The dozens of Wolves supporters that stuck around until the final whistle on a grim afternoon in the Graham Hughes Stand, draped in sodden ponchos and exposed to the elements, was an image indicative of the mood here. For Vítor Pereira’s side, a fifth straight league defeat, this one against Leeds, for whom Noah Okafor, Anton Stach and Dominic Calvert-Lewin registered their first goals, the latter scoring for the only second time in 12 months.
Wolves, jeered off at full time, remain pointless, bottom of the pile and in an ominous position. Of the five other teams to lose their opening five Premier League matches, three finished bottom, the anomaly from that pack the Crystal Palace side Roy Hodgson rescued in 2017-18 after a disastrous start under Frank de Boer.
There was little to cheer from a Wolves perspective and there was a din of discontent in the stands, with supporters chanting against the owners, Fosun, and the chair, Jeff Shi. “You sold the team, now sell the club,” sang the South Bank, alluding to another summer of high-profile departures, this time Matheus Cunha and Rayan Aït-Nouri.

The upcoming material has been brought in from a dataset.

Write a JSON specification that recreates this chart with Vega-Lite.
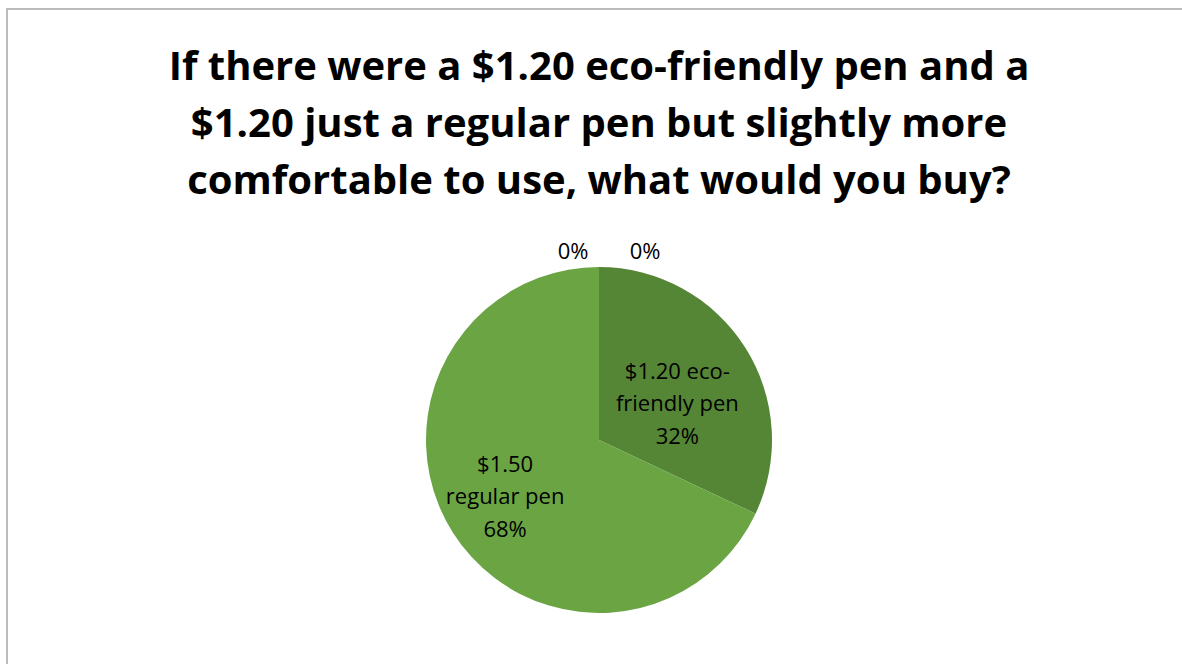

It felt as if Wolves played all their cards this week, announcing new contracts for Pereira, a popular figure after fending off the threat of relegation last season, and their main striker Jørgen Strand Larsen in the 48 hours that preceded the game. Strand Larsen had not featured this month because of an achilles problem, but Pereira felt compelled to introduce him at the interval, the Norway forward joining Tolu Arokodare, a £24m deadline-day signing, in attack after a triple substitution that also brought the arrival of Hugo Bueno and Marshall Munetsi.